🤖 AI Summary
This work addresses the positional bias in long-context language models, where information at intermediate positions is underutilized. Existing attention sorting methods mitigate this bias through multi-pass re-ranking, but incur high deployment costs. The paper proposes a single-pass debiased attention sorting approach that estimates the positional bias curve from low-attention documents and corrects the original attention scores via subtraction or division, enabling effective one-round reranking. Systematic evaluation on YaRN-Llama-2-7b-64k shows that positional bias correction alone improves accuracy by 8.67 percentage points—yet accounts for only 37% of the performance gap closed by iterative methods—revealing that the benefits of repeated reranking extend beyond mere bias correction.
📝 Abstract
Long-context language models suffer from position bias, where information in middle positions is underutilized.

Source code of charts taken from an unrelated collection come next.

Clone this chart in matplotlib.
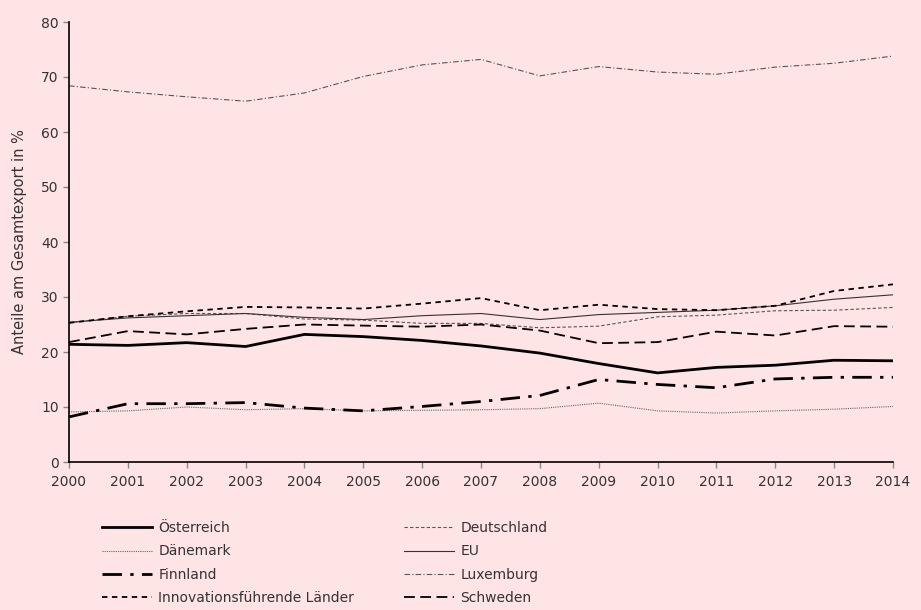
import matplotlib
matplotlib.use("Agg")
import matplotlib.pyplot as plt

years = list(range(2000, 2015))
oesterreich = [21.4, 21.2, 21.7, 21.0, 23.2, 22.8, 22.1, 21.1, 19.8, 17.9, 16.2, 17.2, 17.6, 18.5, 18.4]
deutschland = [25.3, 26.5, 27.0, 27.0, 26.0, 25.8, 25.2, 25.2, 24.4, 24.7, 26.4, 26.7, 27.5, 27.6, 28.1]
daenemark = [9.1, 9.3, 10.0, 9.5, 9.7, 9.3, 9.4, 9.5, 9.7, 10.7, 9.3, 8.9, 9.3, 9.6, 10.1]
eu = [25.4, 26.2, 26.6, 27.0, 26.3, 25.9, 26.6, 27.0, 25.9, 26.8, 27.2, 27.6, 28.4, 29.6, 30.4]
finnland = [8.2, 10.6, 10.6, 10.8, 9.8, 9.3, 10.1, 11.0, 12.1, 15.0, 14.1, 13.5, 15.1, 15.4, 15.4]
luxemburg = [68.4, 67.3, 66.4, 65.6, 67.1, 70.1, 72.2, 73.2, 70.2, 71.9, 70.9, 70.5, 71.8, 72.5, 73.8]
innovation = [25.3, 26.5, 27.4, 28.2, 28.1, 27.9, 28.8, 29.8, 27.6, 28.6, 27.8, 27.6, 28.4, 31.1, 32.3]
schweden = [21.8, 23.8, 23.2, 24.2, 25.0, 24.8, 24.6, 25.0, 23.9, 21.6, 21.8, 23.7, 23.0, 24.7, 24.6]

names = ["Österreich", "Deutschland", "Dänemark", "EU", "Finnland", "Luxemburg",
         "Innovationsführende Länder", "Schweden"]
series = [oesterreich, deutschland, daenemark, eu, finnland, luxemburg, innovation, schweden]

styles = {
    "Österreich": dict(color="black", lw=2.0, ls="-"),
    "Deutschland": dict(color="#555555", lw=0.8, ls=(0, (3, 2))),
    "Dänemark": dict(color="#666666", lw=0.8, ls=(0, (1, 1))),
    "EU": dict(color="#333333", lw=0.8, ls="-"),
    "Finnland": dict(color="black", lw=2.0, ls=(0, (7, 3, 1.2, 3))),
    "Luxemburg": dict(color="#555555", lw=0.8, ls=(0, (5, 2, 1, 2))),
    "Innovationsführende Länder": dict(color="black", lw=1.3, ls=(0, (3, 2.5))),
    "Schweden": dict(color="black", lw=1.3, ls=(0, (6, 3))),
}

bg = "#FFE4E6"
plt.rcParams['font.family'] = ['DejaVu Sans']
fig = plt.figure(figsize=(9.21, 6.10), dpi=100, facecolor=bg)
ax = fig.add_axes([69/921, 1-462/610, (893-69)/921, (462-22)/610])
ax.set_facecolor(bg)

handles = {}
for name, vals in zip(names, series):
    st = styles[name]
    ln, = ax.plot(years, vals, color=st["color"], lw=st["lw"], linestyle=st["ls"], label=name)
    handles[name] = ln

ax.set_xlim(2000, 2014)
ax.set_ylim(0, 80)
ax.set_xticks(years)
ax.set_yticks(range(0, 81, 10))
ax.tick_params(axis='both', colors="#888888", labelcolor="#333333", labelsize=10, length=4, width=1)
ax.tick_params(axis='x', pad=5)
for s in ["top", "right"]:
    ax.spines[s].set_visible(False)
for s in ["left", "bottom"]:
    ax.spines[s].set_color("black")
    ax.spines[s].set_linewidth(1.2)
ax.set_ylabel("Anteile am Gesamtexport in %", fontsize=10.5, color="#333333", labelpad=10)

col1 = ["Österreich", "Dänemark", "Finnland", "Innovationsführende Länder"]
col2 = ["Deutschland", "EU", "Luxemburg", "Schweden"]
for col, x in [(col1, 102/921), (col2, 404/921)]:
    leg = fig.legend([handles[n] for n in col], col, loc="upper left",
                     bbox_to_anchor=(x, 1-521/610), frameon=False, fontsize=10,
                     handlelength=3.6, handletextpad=0.45, labelspacing=0.68,
                     borderpad=0, borderaxespad=0)
    for t in leg.get_texts():
        t.set_color("#333333")

fig.savefig("out.png", dpi=100, facecolor=bg)
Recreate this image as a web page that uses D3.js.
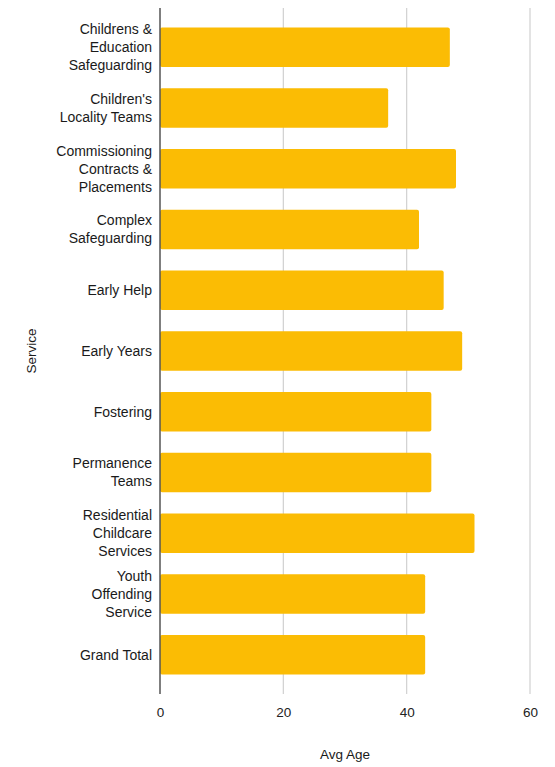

Attention Sorting addresses this by iteratively reordering documents based on attention patterns, but its multiple sort-and-generate cycles increase deployment cost. We hypothesize that position bias is the primary bottleneck and propose Debiased One-Pass Attention Sorting, which estimates a per-prompt position-bias curve from the low-attention majority of documents and uses it to correct raw attention scores (via subtraction or division) to enable single-pass sorting. Our experiments on two models refute this hypothesis in the tested setting: on LLaMA-2-7B-32K-Instruct, debiasing produces identical results to uncalibrated single-pass sorting (94.83\% containment accuracy), while on YaRN-Llama-2-7b-64k, debiasing improves accuracy by 8.67 percentage points but remains 14.84pp behind iterative sorting, closing only 37\% of the gap. These results suggest that position-bias correction is insufficient to match iterative sorting, and that repeated reordering provides additional benefits beyond bias correction.